Heyward played his last snap at defensive end against Dallas before winding up on the Reserve/Injured list on Nov. 19 with a pectoral injury.
The Steelers' defense emerged from that gut-wrenching loss to the Cowboys ranked No. 25 in total defense, No. 15 against the run and No. 25 against the pass, and having failed to hold a 30-29 lead for the final 42 seconds.
Running back Ezekiel Elliott crossed the goal line on his game-winning, 32-yard touchdown run with nine seconds remaining.
The Steelers' overall record dropped to 4-5.
But rather than despair, they dug in.
"You beat the drum hard enough, you're either going to break it or it's going to work and make some noise," Heyward maintained. "All the things we preached about we continued to preach about. I don't think anyone thought we were beating a dead horse. It finally got instilled and you reap the benefits from it.
"It wasn't on life support, but we know what we needed to do. Losing a heartbreaker like that, we put ourselves in a situation where it wasn't perfect. But week in and week out you see guys stepping up. You just appreciate what they're doing."
What they're doing now is getting in and staying in the right gaps.
And tackling, and making plays individually when plays come their way.
The Steelers prepare for the AFC Championship matchup against the New England Patriots.
They've stopped trying to do too much, stopped trying to do more than their individual assignments require.
They also haven't lost since losing to the Cowboys.
What the Steelers' defense did between Dallas and the conclusion of the regular season was enough to improve to 12th in total defense, 13th against the run and 16th against the pass.
And in two playoff games, the Steelers' defense has held opponents to averages that include 266 total net yards, 56.5 rushing yards and a 34.8-percent success rate on third-down conversions. The Steelers are averaging one fumble recovery, one-and-a-half interceptions and three sacks per playoff game.
Heyward has remained in the thick of it all, in the locker room and at practice, on the road trips and on the sidelines, observing, coaching, inspiring and otherwise doing whatever he can to lend a hand.

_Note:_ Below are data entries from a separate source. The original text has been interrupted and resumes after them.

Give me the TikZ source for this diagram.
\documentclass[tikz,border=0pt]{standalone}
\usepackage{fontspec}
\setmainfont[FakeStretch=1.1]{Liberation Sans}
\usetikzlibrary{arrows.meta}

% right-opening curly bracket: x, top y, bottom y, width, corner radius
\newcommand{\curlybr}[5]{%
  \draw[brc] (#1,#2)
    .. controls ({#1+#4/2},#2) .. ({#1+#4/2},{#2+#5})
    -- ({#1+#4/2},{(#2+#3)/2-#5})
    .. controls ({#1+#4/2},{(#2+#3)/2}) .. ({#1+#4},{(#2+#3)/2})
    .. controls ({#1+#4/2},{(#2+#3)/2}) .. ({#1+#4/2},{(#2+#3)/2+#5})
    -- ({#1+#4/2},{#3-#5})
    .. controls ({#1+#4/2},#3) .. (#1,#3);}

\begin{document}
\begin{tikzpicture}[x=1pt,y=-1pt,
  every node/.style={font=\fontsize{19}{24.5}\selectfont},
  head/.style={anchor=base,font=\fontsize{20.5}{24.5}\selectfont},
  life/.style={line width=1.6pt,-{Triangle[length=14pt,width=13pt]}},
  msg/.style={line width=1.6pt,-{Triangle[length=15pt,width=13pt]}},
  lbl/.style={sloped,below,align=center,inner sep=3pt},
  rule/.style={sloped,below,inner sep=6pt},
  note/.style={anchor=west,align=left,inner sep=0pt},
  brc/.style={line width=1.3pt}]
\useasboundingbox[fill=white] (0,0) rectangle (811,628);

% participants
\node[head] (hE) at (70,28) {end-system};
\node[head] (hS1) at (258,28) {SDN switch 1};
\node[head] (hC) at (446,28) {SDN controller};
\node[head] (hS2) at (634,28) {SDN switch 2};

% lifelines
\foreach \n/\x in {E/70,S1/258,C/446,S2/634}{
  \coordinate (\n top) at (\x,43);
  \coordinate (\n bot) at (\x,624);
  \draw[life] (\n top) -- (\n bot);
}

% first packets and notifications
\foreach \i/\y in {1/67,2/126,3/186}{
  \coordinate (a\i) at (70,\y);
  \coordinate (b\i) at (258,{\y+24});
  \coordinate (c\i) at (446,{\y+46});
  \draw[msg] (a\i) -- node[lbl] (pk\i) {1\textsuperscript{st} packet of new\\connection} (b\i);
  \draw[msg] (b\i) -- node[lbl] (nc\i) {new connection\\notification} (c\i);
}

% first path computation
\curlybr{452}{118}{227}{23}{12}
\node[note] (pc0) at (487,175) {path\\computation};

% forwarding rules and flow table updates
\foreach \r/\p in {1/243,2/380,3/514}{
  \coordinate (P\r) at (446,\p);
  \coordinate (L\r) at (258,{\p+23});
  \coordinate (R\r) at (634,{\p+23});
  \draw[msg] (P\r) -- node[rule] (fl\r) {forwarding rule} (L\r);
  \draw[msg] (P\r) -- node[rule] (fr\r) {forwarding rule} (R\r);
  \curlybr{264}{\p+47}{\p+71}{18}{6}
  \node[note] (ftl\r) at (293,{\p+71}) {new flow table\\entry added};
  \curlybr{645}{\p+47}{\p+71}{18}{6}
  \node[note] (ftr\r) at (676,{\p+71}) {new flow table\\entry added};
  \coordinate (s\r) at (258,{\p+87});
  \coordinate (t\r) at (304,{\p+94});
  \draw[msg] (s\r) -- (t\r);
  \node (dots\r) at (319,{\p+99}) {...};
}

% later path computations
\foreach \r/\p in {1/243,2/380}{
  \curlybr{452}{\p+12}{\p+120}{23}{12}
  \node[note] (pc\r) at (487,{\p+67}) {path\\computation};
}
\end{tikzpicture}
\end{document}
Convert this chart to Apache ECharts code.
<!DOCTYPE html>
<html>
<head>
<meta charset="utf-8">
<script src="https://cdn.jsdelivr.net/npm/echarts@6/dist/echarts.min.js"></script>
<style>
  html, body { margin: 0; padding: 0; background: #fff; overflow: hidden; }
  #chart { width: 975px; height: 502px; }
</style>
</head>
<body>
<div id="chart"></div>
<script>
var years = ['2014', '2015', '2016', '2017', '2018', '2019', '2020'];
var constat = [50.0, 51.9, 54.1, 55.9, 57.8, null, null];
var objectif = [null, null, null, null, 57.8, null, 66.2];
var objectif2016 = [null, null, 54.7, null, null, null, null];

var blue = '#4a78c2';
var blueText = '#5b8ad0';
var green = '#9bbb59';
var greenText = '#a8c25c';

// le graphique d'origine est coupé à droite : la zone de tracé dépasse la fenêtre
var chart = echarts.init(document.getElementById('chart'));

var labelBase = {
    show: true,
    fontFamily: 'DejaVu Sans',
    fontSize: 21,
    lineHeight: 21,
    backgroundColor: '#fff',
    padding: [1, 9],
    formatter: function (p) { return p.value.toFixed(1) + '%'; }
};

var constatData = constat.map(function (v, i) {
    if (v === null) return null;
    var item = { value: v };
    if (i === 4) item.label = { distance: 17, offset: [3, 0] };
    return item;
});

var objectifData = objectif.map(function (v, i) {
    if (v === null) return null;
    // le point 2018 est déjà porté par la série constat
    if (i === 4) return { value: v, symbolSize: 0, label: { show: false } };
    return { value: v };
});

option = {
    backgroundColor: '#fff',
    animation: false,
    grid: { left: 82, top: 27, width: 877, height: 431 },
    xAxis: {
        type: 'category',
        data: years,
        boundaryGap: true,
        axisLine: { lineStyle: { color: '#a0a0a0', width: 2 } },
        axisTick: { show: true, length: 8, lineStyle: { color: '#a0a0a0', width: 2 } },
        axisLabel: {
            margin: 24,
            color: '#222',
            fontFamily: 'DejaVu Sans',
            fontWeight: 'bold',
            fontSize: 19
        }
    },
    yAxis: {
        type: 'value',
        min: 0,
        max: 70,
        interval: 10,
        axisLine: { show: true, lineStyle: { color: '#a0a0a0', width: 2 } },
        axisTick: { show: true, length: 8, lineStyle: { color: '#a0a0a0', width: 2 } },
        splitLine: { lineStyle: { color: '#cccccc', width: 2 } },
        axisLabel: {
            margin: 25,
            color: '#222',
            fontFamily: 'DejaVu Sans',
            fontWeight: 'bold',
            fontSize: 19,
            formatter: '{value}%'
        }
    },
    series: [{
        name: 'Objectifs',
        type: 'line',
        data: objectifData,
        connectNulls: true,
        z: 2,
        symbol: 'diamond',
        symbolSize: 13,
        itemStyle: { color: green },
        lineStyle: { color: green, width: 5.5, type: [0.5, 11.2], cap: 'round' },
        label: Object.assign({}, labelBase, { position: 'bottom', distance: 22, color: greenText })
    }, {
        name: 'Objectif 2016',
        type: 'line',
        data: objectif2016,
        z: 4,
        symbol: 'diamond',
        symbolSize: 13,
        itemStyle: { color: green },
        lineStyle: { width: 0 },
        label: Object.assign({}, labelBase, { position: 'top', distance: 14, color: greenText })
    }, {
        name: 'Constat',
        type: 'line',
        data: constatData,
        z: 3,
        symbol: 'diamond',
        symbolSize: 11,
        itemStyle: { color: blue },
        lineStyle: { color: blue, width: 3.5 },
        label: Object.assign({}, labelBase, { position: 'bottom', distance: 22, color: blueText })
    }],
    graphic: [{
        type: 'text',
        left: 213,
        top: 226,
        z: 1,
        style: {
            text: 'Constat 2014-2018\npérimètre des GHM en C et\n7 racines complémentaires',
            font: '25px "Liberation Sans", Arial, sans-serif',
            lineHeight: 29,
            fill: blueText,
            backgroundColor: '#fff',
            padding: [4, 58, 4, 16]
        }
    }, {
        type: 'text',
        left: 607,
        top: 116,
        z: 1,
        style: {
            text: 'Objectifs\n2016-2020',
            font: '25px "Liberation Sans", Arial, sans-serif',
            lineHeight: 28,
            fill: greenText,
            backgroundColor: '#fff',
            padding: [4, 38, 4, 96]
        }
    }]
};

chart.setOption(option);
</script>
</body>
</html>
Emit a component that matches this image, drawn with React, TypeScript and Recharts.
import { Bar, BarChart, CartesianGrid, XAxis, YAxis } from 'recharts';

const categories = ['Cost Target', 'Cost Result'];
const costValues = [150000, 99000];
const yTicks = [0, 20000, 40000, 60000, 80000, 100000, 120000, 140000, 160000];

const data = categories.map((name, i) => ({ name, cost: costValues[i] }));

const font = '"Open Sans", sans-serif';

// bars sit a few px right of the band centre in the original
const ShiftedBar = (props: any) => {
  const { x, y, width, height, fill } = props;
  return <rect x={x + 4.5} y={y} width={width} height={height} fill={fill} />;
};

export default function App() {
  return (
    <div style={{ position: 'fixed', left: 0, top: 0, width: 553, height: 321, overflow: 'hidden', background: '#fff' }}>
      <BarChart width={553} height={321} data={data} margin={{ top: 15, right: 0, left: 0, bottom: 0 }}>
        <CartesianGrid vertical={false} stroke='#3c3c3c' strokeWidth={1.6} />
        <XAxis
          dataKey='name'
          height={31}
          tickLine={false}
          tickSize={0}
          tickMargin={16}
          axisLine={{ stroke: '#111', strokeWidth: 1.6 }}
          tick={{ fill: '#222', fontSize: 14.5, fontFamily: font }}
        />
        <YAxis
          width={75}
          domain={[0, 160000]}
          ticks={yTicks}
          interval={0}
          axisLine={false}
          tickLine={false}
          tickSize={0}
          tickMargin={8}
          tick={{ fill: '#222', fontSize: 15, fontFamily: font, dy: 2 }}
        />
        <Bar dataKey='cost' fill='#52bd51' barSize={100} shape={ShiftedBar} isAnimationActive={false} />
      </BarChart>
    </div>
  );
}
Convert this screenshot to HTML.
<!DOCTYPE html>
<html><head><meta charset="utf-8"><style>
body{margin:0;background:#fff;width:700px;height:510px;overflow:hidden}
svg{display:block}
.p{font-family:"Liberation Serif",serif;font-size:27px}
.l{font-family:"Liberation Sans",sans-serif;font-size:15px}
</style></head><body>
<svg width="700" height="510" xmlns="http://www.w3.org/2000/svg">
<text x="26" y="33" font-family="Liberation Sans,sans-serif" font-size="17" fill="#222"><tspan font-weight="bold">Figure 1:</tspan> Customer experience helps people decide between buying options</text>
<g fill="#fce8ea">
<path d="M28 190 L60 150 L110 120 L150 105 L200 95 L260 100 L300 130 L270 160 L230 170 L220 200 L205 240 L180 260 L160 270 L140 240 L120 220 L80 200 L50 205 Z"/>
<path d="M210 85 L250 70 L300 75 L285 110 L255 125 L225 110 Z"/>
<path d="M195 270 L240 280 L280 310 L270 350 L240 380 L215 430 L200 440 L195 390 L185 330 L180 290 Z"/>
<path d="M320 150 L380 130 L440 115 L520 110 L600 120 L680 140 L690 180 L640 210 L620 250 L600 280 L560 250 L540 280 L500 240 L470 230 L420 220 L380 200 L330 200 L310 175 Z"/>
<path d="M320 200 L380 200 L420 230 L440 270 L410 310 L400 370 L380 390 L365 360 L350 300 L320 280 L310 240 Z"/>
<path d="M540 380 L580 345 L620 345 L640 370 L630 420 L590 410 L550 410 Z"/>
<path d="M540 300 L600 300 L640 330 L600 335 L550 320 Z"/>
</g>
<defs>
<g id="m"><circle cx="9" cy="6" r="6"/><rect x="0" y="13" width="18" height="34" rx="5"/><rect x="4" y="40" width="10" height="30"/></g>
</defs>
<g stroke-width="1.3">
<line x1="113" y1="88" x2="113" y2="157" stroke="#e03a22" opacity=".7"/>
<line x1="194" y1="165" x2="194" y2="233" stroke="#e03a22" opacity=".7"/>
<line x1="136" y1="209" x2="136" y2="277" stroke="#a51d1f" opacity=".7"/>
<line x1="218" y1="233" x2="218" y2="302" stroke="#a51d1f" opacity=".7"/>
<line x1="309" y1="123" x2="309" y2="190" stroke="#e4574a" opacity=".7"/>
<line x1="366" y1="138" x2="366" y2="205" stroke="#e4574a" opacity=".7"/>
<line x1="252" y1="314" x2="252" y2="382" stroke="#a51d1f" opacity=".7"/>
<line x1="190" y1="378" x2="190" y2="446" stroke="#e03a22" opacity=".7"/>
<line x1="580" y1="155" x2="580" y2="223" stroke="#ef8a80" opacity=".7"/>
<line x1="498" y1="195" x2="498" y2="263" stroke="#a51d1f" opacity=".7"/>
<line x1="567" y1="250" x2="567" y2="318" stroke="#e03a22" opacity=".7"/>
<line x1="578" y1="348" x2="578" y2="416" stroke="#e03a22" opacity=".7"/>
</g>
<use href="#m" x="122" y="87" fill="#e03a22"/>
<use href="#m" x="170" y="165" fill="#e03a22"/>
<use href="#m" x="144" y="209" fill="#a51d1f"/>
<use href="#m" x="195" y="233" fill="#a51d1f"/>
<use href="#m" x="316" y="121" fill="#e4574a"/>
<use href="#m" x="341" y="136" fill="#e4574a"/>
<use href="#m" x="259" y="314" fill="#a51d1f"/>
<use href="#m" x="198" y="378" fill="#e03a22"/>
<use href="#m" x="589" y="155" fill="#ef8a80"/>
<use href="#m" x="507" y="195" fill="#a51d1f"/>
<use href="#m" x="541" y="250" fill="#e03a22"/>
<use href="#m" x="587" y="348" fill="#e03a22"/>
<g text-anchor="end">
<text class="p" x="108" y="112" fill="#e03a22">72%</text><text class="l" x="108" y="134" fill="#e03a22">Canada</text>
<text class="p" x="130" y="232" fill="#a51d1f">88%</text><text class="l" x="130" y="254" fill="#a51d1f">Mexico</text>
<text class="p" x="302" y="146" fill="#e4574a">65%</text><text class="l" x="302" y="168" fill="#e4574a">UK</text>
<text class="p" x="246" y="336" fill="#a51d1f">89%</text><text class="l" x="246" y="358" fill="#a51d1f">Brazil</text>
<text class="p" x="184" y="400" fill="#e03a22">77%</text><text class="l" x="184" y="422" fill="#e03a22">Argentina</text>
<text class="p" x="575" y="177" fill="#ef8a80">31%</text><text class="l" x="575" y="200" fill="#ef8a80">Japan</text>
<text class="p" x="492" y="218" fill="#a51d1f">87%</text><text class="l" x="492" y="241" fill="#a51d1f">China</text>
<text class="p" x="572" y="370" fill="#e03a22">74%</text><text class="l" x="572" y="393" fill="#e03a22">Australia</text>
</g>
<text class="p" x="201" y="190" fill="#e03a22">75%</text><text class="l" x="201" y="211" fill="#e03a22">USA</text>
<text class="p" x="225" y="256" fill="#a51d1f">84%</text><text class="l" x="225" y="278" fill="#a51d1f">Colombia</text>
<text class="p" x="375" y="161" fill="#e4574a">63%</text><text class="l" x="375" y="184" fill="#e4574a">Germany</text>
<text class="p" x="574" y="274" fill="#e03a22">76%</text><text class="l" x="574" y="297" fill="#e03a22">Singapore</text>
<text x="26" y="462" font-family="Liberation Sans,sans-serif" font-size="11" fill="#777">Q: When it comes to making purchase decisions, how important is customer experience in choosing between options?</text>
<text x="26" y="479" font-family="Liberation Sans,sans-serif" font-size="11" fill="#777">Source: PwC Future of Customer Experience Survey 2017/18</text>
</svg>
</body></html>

"We've seen a lot of guys who are younger who have completely done a 180 and have grown a lot," he said. "(Cornerback) Stephon Tuitt, a guy who had a year (with the Steelers) under his belt (prior to this season) is totally confident in what he's doing. He's comfortable in the role he's in.
"You have guys like (rookie cornerback) Artie Burns and (rookie strong safety) Sean Davis, and my favorite, 'J-Wobble' (rookie defensive tackle Javon Hargrave), guys like that who were getting thrown into the fire early and are making big strides.
"And then you get guys who were injured like (second-year outside linebacker) Bud Dupree that come back and have a sudden spark. You combine it all together and you're gonna have some guys who are stepping up."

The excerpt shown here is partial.